# Stored data

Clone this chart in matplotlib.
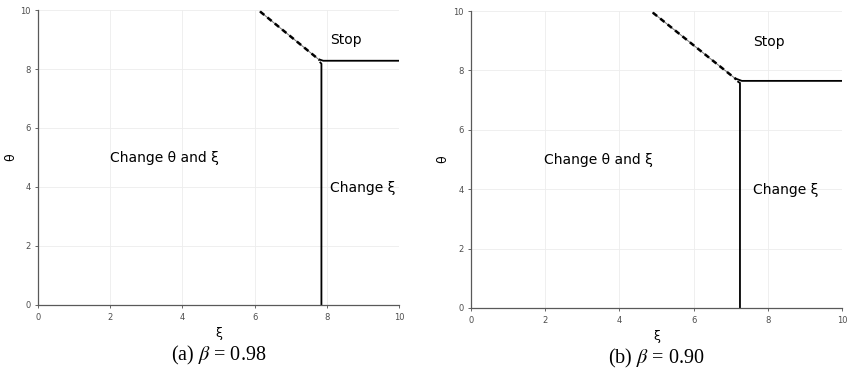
import matplotlib
matplotlib.use("Agg")
import matplotlib.pyplot as plt

plt.rcParams['font.family'] = 'DejaVu Sans'
plt.rcParams['mathtext.fontset'] = 'stix'

# boundary curves for the two discount factors
panels = ["(a)", "(b)"]
betas = ["0.98", "0.90"]
# dashed part of the stopping boundary (xi, theta)
dash_xi = [[6.15, 7.8], [4.9, 7.15]]
dash_theta = [[9.95, 8.3], [9.95, 7.7]]
# horizontal part of the stopping boundary
stop_xi = [[7.8, 7.9, 10.0], [7.15, 7.3, 10.0]]
stop_theta = [[8.32, 8.28, 8.28], [7.72, 7.65, 7.65]]
# vertical boundary between change-both and change-xi
vert_xi = [[7.82, 7.85, 7.85], [7.2, 7.25, 7.25]]
vert_theta = [[8.22, 8.18, 0.0], [7.62, 7.58, 0.0]]

# label positions
stop_pos = [(8.1, 9.0), (7.6, 8.95)]
both_pos = [(2.0, 4.98), (1.97, 4.98)]
xi_pos = [(8.1, 3.97), (7.6, 3.97)]

fig = plt.figure(figsize=(8.51, 3.71), dpi=100)
rects = [[0.0447, 0.178, 0.4242, 0.795], [0.5535, 0.170, 0.4359, 0.800]]
ylab_x = [-0.058, -0.058]

for i in range(2):
    ax = fig.add_axes(rects[i])
    ax.plot(dash_xi[i], dash_theta[i], color='0.45', lw=0.7, zorder=2)
    ax.plot(dash_xi[i], dash_theta[i], color='black', lw=1.8, ls=(0, (2.2, 1.6)), zorder=3)
    ax.plot(stop_xi[i], stop_theta[i], color='black', lw=1.3)
    ax.plot(vert_xi[i], vert_theta[i], color='black', lw=1.3)
    ax.text(stop_pos[i][0], stop_pos[i][1], "Stop", fontsize=10, va='center')
    ax.text(both_pos[i][0], both_pos[i][1], "Change θ and ξ", fontsize=10, va='center')
    ax.text(xi_pos[i][0], xi_pos[i][1], "Change ξ", fontsize=10, va='center')
    ax.set_xlim(0, 10)
    ax.set_ylim(0, 10)
    ax.set_xticks([0, 2, 4, 6, 8, 10])
    ax.set_yticks([0, 2, 4, 6, 8, 10])
    ax.tick_params(labelsize=6, colors='0.3', length=2, width=0.6)
    ax.grid(True, color='0.93', lw=0.6)
    for s in ['top', 'right']:
        ax.spines[s].set_visible(False)
    for s in ['left', 'bottom']:
        ax.spines[s].set_color('0.35')
        ax.spines[s].set_linewidth(0.9)
    ax.set_xlabel("ξ", fontsize=9, labelpad=4)
    ax.set_ylabel("θ", fontsize=9)
    ax.yaxis.set_label_coords(ylab_x[i], 0.5)
    ax.text(0.5, -0.17, panels[i] + r" $\beta$ = " + betas[i], transform=ax.transAxes,
            ha='center', va='center', fontsize=14.5, family='Liberation Serif')

fig.savefig("out.png", dpi=100)
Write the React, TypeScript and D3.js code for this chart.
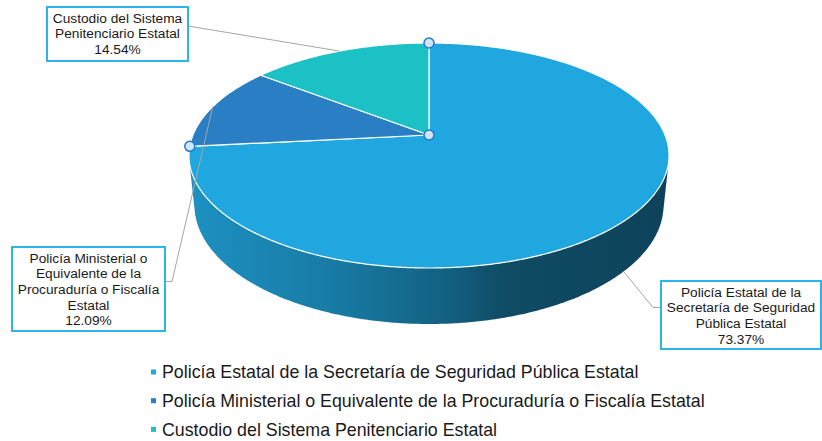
import React from "react";
import * as d3 from "d3";

const categories = [
  "Policía Estatal de la Secretaría de Seguridad Pública Estatal",
  "Policía Ministerial o Equivalente de la Procuraduría o Fiscalía Estatal",
  "Custodio del Sistema Penitenciario Estatal",
];
const values = [73.37, 12.09, 14.54];
const colors = ["#21a7e0", "#2a7fc4", "#1cc1c6"];
const labelLines = [
  ["Policía Estatal de la", "Secretaría de Seguridad", "Pública Estatal"],
  ["Policía Ministerial o", "Equivalente de la", "Procuraduría o Fiscalía", "Estatal"],
  ["Custodio del Sistema", "Penitenciario Estatal"],
];

// 3D perspective parameters
const CX = 429, CY = 135, L = 4.871, F = 1149.6, SA = 0.4609, CA = 0.8875, H = 0.239;

function project(theta: number, r: number, z: number): [number, number] {
  const x = r * Math.sin(theta);
  const y = -r * Math.cos(theta);
  const depth = L - y * CA - z * SA;
  return [CX + (F * x) / depth, CY + ((y * SA - z * CA) * F) / depth];
}

function arcPoints(a0: number, a1: number, z: number): [number, number][] {
  const n = Math.max(2, Math.ceil(Math.abs(a1 - a0) / (Math.PI / 360)));
  return d3.range(n + 1).map((i) => project(a0 + ((a1 - a0) * i) / n, 1, z));
}

const boxes = [
  { x: 661, y: 281, w: 160, h: 68, elbow: [[661, 307.5], [653, 307.5]] },
  { x: 12, y: 247, w: 153, h: 84, elbow: [[165, 281.5], [172, 281.5]] },
  { x: 47, y: 7, w: 141, h: 54, elbow: [[188, 26]] },
];

export default function App() {
  const arcs = d3.pie<number>().sort(null).value((d) => d)(values);
  const line = d3.line();
  const center = project(0, 0, 0);

  const y0 = 1 / (L * CA);
  const tA = Math.acos(-y0);
  const tB = 2 * Math.PI - tA;

  const sides = arcs
    .map((a, i) => {
      const s = Math.max(a.startAngle, tA);
      const e = Math.min(a.endAngle, tB);
      if (e <= s) return null;
      const pts = [...arcPoints(s, e, 0), ...arcPoints(e, s, -H)];
      return { i, d: line(pts)! + "Z" };
    })
    .filter(Boolean) as { i: number; d: string }[];

  const tops = arcs.map((a, i) => {
    const pts = [center, ...arcPoints(a.startAngle, a.endAngle, 0)];
    return { i, d: line(pts)! + "Z" };
  });

  const anchors = arcs.map((a) => {
    const m = (a.startAngle + a.endAngle) / 2;
    return m > tA && m < tB ? project(m, 1, -H) : project(m, 1, 0);
  });

  const xL = project(tB, 1, 0)[0];
  const xR = project(tA, 1, 0)[0];
  const font = "'Liberation Sans', Arial, sans-serif";

  return (
    <svg width={822} height={441} style={{ position: "absolute", left: 0, top: 0 }}>
      <defs>
        {colors.map((c, i) => (
          <linearGradient key={i} id={`side${i}`} gradientUnits="userSpaceOnUse" x1={xL} x2={xR} y1={0} y2={0}>
            <stop offset="0" stopColor={d3.rgb(c).darker(0.4).formatHex()} />
            <stop offset="0.3" stopColor={d3.rgb(c).darker(0.85).formatHex()} />
            <stop offset="0.54" stopColor={d3.rgb(c).darker(1.55).formatHex()} />
            <stop offset="0.66" stopColor={d3.rgb(c).darker(2.25).formatHex()} />
            <stop offset="1" stopColor={d3.rgb(c).darker(2.55).formatHex()} />
          </linearGradient>
        ))}
      </defs>
      <rect x={0} y={0} width={822} height={441} fill="#fff" />
      {sides.map((s) => (
        <path key={"s" + s.i} d={s.d} fill={`url(#side${s.i})`} />
      ))}
      {tops.map((t) => (
        <path key={"t" + t.i} d={t.d} fill={colors[t.i]} stroke="#ffffff" strokeWidth={1.2} strokeLinejoin="round" />
      ))}
      {/* leader lines */}
      {boxes.map((b, i) => (
        <polyline
          key={"l" + i}
          points={[...b.elbow, anchors[i]].map((p) => p.join(",")).join(" ")}
          fill="none"
          stroke="#a6a6a6"
          strokeWidth={1}
        />
      ))}
      {/* selection handles */}
      {[center, project(arcs[0].startAngle, 1, 0), project(arcs[0].endAngle, 1, 0)].map((p, i) => (
        <circle key={"h" + i} cx={p[0]} cy={p[1]} r={5} fill="#cfe6f8" stroke="#1f7ad6" strokeWidth={1.5} />
      ))}
      {/* labels */}
      {boxes.map((b, i) => {
        const lines = [...labelLines[i], values[i].toFixed(2) + "%"];
        return (
          <g key={"b" + i}>
            <rect x={b.x} y={b.y} width={b.w} height={b.h} fill="#fff" stroke="#2db4e8" strokeWidth={2} />
            {lines.map((t, j) => (
              <text
                key={j}
                x={b.x + b.w / 2}
                y={b.y + 15.8 + j * 15.6}
                textAnchor="middle"
                fontFamily={font}
                fontSize={13.7}
                fill="#1a1a1a"
              >
                {t}
              </text>
            ))}
          </g>
        );
      })}
      {/* legend */}
      {categories.map((c, i) => {
        const cy = 372 + i * 28.7;
        return (
          <g key={"lg" + i}>
            <rect x={151} y={cy - 2.5} width={5} height={5} fill={colors[i]} />
            <text x={162} y={cy + 6.3} fontFamily={font} fontSize={17.8} fill="#1a1a1a">
              {c}
            </text>
          </g>
        );
      })}
    </svg>
  );
}
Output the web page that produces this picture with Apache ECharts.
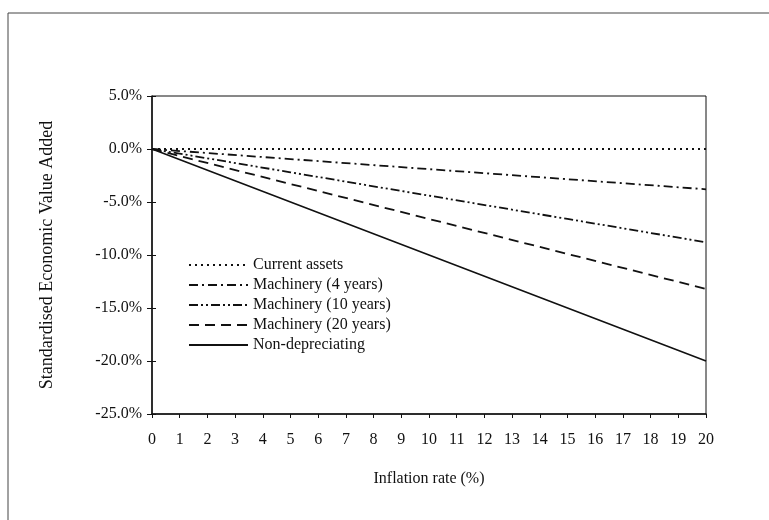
<!DOCTYPE html>
<html>
<head>
<meta charset="utf-8">
<script src="https://cdn.jsdelivr.net/npm/echarts@6/dist/echarts.min.js"></script>
<style>
  html, body { margin: 0; padding: 0; background: #fff; }
  #chart { width: 769px; height: 520px; }
</style>
</head>
<body>
<div id="chart"></div>
<script>
const FONT = "Liberation Serif";
const INK = "#111";

const inflation = [0, 5, 10, 15, 20];

const currentAssets = [0, 0, 0, 0, 0];
const machinery4 = [0, -0.95, -1.9, -2.85, -3.8];
const machinery10 = [0, -2.2, -4.4, -6.6, -8.8];
const machinery20 = [0, -3.3, -6.6, -9.9, -13.2];
const nonDepreciating = [0, -5, -10, -15, -20];

const seriesNames = [
  "Current assets",
  "Machinery (4 years)",
  "Machinery (10 years)",
  "Machinery (20 years)",
  "Non-depreciating",
];
const seriesValues = [currentAssets, machinery4, machinery10, machinery20, nonDepreciating];
const dashes = [[2, 4], [9, 4, 2, 4], [9, 3, 2, 3, 2, 3], [10, 6], "solid"];

const chart = echarts.init(document.getElementById("chart"), null, { renderer: "canvas" });

chart.setOption({
  animation: false,
  textStyle: { fontFamily: FONT, color: INK },
  graphic: [
    {
      type: "rect",
      shape: { x: 8, y: 13, width: 800, height: 600 },
      style: { fill: "none", stroke: "#444", lineWidth: 1 },
      silent: true,
    },
  ],
  grid: {
    left: 152, right: 63, top: 96, bottom: 106,
    show: true, borderColor: INK, borderWidth: 1,
  },
  legend: {
    orient: "vertical",
    left: 183, top: 252,
    itemWidth: 59, itemHeight: 14, itemGap: 4,
    itemStyle: { color: "rgba(0,0,0,0)", borderWidth: 0 },
    textStyle: { fontFamily: FONT, fontSize: 16, color: INK },
    data: seriesNames,
  },
  xAxis: {
    type: "value",
    min: 0, max: 20, interval: 1,
    name: "Inflation rate (%)",
    nameLocation: "middle",
    nameGap: 57,
    nameTextStyle: { fontFamily: FONT, fontSize: 16, color: INK },
    axisLine: { onZero: false, lineStyle: { color: INK, width: 1.5 } },
    axisTick: { inside: false, length: 4, lineStyle: { color: INK } },
    axisLabel: { fontFamily: FONT, fontSize: 16, color: INK, margin: 18 },
    splitLine: { show: false },
  },
  yAxis: [
    {
      type: "value",
      min: -25, max: 5, interval: 5,
      name: "Standardised Economic Value Added",
      nameLocation: "middle",
      nameGap: 96,
      nameTextStyle: { fontFamily: FONT, fontSize: 18, color: INK },
      axisLine: { show: true, lineStyle: { color: INK, width: 1.5 } },
      axisTick: { show: true, length: 5, lineStyle: { color: INK } },
      axisLabel: {
        fontFamily: FONT, fontSize: 16, color: INK, margin: 10,
        formatter: (v) => v.toFixed(1) + "%",
      },
      splitLine: { show: false },
    },
    {
      type: "value",
      position: "left",
      min: -25, max: 5, interval: 5,
      axisLine: { show: false },
      axisTick: { show: true, inside: true, length: 4, lineStyle: { color: INK } },
      axisLabel: { show: false },
      splitLine: { show: false },
    },
  ],
  series: seriesNames.map((name, i) => ({
    name,
    type: "line",
    symbol: "none",
    data: inflation.map((x, j) => [x, seriesValues[i][j]]),
    lineStyle: { color: INK, width: i === 4 ? 1.6 : 1.8, type: dashes[i] },
    itemStyle: { color: INK },
  })),
});
</script>
</body>
</html>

# The exercise
Using the records above, select and copy every line that has the word "React".

# Problem solution
Write the React, TypeScript and D3.js code for this chart.
import React from "react";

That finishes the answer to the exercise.